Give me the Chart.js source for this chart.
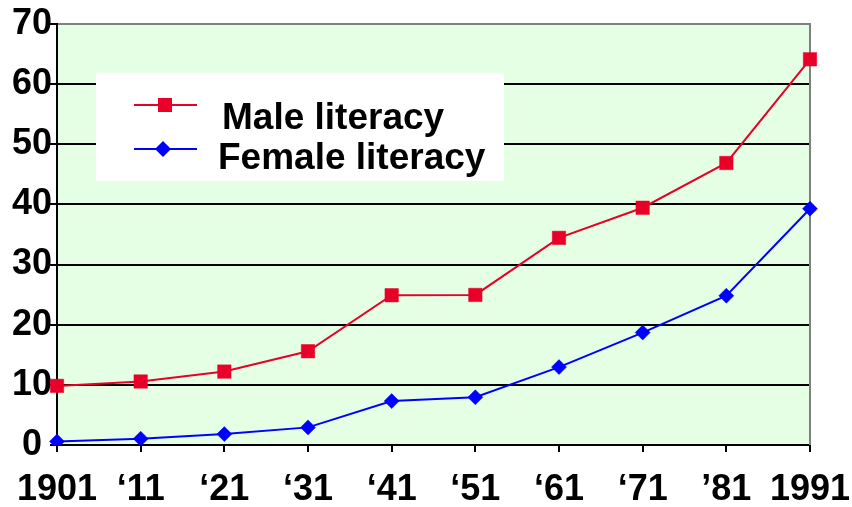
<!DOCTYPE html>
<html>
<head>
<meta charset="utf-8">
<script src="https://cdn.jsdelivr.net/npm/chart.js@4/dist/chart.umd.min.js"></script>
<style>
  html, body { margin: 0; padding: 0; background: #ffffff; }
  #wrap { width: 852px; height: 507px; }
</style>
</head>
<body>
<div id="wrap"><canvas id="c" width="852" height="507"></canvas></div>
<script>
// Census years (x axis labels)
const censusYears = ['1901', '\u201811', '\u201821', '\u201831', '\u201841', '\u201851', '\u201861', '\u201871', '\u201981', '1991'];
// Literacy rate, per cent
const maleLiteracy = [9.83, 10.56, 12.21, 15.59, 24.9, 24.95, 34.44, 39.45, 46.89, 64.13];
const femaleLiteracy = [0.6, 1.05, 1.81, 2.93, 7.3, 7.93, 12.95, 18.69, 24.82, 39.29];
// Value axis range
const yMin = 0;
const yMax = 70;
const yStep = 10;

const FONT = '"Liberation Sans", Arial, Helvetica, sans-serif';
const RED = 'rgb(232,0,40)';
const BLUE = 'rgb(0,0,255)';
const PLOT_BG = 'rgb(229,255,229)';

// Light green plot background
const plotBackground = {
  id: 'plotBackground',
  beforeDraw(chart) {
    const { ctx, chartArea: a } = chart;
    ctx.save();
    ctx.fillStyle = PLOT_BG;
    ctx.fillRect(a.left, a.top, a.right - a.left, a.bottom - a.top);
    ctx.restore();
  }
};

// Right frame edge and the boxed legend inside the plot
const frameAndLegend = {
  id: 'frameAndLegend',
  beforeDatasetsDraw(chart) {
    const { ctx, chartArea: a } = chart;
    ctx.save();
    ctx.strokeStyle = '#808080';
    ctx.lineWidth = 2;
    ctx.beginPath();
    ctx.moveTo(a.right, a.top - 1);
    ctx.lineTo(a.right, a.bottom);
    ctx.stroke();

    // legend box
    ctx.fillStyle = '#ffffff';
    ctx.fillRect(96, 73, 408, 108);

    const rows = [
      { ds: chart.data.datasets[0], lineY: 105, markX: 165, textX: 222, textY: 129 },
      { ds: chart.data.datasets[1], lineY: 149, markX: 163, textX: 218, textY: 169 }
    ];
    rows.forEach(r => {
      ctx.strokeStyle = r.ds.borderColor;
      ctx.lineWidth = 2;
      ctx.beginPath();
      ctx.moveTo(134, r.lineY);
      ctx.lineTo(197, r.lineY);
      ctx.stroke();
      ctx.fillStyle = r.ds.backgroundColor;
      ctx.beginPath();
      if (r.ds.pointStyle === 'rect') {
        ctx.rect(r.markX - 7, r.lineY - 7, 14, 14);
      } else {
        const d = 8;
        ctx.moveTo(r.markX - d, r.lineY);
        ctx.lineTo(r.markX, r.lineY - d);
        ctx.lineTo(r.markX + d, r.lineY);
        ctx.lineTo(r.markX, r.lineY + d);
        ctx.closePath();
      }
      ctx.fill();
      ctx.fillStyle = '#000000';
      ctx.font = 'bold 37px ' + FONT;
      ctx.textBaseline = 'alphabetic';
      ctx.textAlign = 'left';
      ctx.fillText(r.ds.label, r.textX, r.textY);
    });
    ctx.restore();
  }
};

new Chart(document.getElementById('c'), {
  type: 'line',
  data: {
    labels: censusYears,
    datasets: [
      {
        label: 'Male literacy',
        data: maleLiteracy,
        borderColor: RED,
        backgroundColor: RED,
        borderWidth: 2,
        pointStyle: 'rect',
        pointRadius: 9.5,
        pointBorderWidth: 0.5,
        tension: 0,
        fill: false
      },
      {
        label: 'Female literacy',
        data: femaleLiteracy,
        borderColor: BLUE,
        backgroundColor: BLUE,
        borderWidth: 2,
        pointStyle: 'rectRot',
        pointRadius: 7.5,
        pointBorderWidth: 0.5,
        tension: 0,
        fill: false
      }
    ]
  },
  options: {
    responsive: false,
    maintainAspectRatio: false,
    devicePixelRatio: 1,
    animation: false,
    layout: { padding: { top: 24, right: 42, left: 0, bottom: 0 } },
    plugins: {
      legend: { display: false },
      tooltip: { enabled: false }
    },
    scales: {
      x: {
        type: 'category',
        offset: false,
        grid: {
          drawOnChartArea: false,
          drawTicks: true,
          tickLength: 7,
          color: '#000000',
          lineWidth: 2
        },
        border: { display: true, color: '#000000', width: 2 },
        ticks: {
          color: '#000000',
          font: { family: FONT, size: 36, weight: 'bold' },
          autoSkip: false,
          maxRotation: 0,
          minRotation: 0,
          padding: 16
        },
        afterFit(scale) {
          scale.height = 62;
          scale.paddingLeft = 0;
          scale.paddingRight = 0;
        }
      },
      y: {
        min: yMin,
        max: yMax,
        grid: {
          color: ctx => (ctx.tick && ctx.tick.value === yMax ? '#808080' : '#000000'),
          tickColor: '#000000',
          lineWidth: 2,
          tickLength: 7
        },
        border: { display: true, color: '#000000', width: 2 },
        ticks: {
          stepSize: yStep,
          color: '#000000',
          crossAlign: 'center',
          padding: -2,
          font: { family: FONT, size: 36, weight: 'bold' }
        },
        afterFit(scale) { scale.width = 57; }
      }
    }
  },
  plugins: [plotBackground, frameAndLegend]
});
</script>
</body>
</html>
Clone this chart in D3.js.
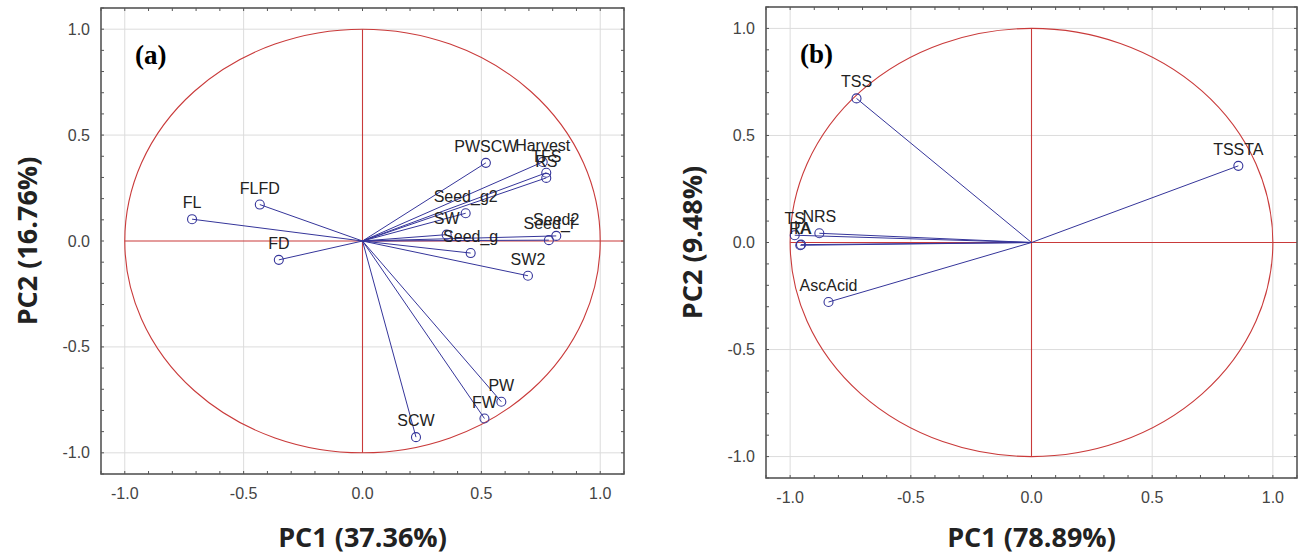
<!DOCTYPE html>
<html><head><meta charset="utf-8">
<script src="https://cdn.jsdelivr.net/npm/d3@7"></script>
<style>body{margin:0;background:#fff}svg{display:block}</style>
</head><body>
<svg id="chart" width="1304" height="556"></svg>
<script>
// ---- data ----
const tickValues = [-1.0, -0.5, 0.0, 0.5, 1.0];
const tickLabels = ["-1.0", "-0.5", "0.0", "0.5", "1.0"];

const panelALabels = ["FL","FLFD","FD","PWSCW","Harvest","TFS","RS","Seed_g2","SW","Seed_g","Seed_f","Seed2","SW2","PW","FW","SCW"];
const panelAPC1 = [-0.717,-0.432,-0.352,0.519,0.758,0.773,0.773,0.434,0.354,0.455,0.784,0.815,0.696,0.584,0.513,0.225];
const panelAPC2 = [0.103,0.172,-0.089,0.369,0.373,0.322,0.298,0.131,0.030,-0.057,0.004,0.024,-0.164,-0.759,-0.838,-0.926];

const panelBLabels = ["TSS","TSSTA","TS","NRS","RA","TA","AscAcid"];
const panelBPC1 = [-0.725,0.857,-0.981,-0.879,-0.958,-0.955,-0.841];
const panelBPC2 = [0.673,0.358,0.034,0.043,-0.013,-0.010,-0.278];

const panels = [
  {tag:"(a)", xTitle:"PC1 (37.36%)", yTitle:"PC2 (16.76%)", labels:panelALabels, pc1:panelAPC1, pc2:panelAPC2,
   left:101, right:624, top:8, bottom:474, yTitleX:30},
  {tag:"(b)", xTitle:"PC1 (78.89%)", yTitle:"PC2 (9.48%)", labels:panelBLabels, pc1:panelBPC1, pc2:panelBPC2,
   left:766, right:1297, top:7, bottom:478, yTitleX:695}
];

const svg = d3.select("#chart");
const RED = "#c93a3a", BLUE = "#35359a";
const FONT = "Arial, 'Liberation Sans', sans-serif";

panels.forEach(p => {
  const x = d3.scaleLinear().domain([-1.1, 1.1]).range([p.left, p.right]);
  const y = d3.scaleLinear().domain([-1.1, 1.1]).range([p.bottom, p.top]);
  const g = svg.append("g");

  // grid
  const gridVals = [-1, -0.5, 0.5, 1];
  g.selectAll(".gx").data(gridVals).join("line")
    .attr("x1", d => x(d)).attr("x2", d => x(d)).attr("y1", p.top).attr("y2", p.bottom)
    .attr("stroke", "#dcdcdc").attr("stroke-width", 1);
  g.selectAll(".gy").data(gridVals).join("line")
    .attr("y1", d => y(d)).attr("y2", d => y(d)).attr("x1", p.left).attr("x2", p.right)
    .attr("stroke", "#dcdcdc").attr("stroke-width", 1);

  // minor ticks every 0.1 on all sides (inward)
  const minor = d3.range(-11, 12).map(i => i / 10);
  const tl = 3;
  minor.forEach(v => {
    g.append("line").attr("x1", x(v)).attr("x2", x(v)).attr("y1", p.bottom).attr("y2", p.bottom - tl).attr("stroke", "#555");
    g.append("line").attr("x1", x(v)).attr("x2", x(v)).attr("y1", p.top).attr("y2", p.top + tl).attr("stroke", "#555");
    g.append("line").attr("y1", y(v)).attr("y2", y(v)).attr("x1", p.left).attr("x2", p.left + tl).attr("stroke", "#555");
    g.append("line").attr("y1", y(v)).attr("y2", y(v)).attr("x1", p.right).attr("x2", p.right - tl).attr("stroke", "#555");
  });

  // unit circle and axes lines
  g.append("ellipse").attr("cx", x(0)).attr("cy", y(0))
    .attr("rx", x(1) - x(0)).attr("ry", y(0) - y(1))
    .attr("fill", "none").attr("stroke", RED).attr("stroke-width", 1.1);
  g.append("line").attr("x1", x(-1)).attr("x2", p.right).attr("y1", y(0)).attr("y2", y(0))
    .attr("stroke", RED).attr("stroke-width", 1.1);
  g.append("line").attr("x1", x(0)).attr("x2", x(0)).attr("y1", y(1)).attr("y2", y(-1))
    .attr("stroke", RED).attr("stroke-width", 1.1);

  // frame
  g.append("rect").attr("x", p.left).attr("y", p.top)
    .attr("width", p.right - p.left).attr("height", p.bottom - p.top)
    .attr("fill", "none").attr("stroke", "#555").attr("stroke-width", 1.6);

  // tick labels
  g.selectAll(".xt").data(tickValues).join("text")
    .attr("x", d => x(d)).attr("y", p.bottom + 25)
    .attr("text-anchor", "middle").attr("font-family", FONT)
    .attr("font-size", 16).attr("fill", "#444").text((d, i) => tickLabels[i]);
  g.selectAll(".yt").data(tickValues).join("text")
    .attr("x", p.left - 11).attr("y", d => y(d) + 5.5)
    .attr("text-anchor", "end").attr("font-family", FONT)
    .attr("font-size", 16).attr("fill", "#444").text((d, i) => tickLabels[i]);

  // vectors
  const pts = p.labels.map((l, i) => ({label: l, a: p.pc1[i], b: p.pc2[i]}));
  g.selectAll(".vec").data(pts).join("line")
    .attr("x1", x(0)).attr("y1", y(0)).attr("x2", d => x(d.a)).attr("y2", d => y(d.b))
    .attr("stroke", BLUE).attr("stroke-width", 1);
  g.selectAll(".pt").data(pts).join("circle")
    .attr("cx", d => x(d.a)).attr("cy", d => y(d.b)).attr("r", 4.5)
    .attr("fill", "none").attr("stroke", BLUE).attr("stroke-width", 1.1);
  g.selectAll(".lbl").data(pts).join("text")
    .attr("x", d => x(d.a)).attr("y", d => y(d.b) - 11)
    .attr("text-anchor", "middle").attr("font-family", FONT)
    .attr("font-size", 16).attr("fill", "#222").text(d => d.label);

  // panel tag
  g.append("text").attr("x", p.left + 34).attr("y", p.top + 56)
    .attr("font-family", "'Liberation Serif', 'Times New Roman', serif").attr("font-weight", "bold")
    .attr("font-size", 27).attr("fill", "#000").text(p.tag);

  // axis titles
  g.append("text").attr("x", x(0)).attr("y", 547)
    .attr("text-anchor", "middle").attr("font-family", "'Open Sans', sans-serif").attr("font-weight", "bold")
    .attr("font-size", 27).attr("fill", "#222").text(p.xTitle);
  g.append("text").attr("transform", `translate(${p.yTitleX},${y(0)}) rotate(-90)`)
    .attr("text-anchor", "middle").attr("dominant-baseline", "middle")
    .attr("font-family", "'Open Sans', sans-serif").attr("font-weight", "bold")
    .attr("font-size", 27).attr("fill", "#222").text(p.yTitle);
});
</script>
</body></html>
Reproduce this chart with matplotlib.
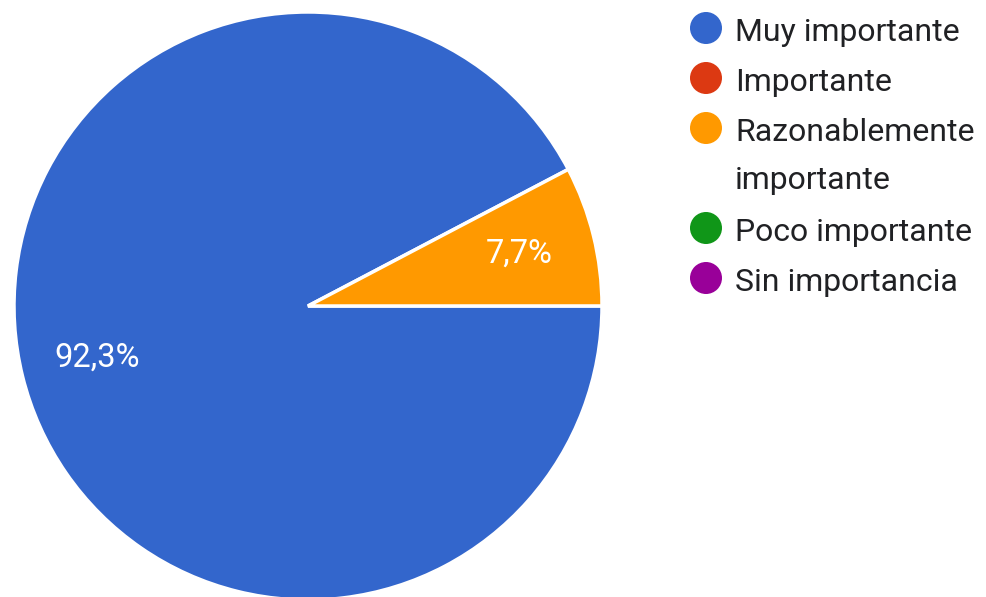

----

### What this task involves
All lines from the start of the entries through the one with "ctx.fillRect(96, 73, 408, 108);" are to be output exactly; omit the pictures.

### Solution to the exercise
Give me the Chart.js source for this chart.
<!DOCTYPE html>
<html>
<head>
<meta charset="utf-8">
<script src="https://cdn.jsdelivr.net/npm/chart.js@4/dist/chart.umd.min.js"></script>
<style>
  html, body { margin: 0; padding: 0; background: #ffffff; }
  #wrap { width: 852px; height: 507px; }
</style>
</head>
<body>
<div id="wrap"><canvas id="c" width="852" height="507"></canvas></div>
<script>
// Census years (x axis labels)
const censusYears = ['1901', '\u201811', '\u201821', '\u201831', '\u201841', '\u201851', '\u201861', '\u201871', '\u201981', '1991'];
// Literacy rate, per cent
const maleLiteracy = [9.83, 10.56, 12.21, 15.59, 24.9, 24.95, 34.44, 39.45, 46.89, 64.13];
const femaleLiteracy = [0.6, 1.05, 1.81, 2.93, 7.3, 7.93, 12.95, 18.69, 24.82, 39.29];
// Value axis range
const yMin = 0;
const yMax = 70;
const yStep = 10;

const FONT = '"Liberation Sans", Arial, Helvetica, sans-serif';
const RED = 'rgb(232,0,40)';
const BLUE = 'rgb(0,0,255)';
const PLOT_BG = 'rgb(229,255,229)';

// Light green plot background
const plotBackground = {
  id: 'plotBackground',
  beforeDraw(chart) {
    const { ctx, chartArea: a } = chart;
    ctx.save();
    ctx.fillStyle = PLOT_BG;
    ctx.fillRect(a.left, a.top, a.right - a.left, a.bottom - a.top);
    ctx.restore();
  }
};

// Right frame edge and the boxed legend inside the plot
const frameAndLegend = {
  id: 'frameAndLegend',
  beforeDatasetsDraw(chart) {
    const { ctx, chartArea: a } = chart;
    ctx.save();
    ctx.strokeStyle = '#808080';
    ctx.lineWidth = 2;
    ctx.beginPath();
    ctx.moveTo(a.right, a.top - 1);
    ctx.lineTo(a.right, a.bottom);
    ctx.stroke();

    // legend box
    ctx.fillStyle = '#ffffff';
    ctx.fillRect(96, 73, 408, 108);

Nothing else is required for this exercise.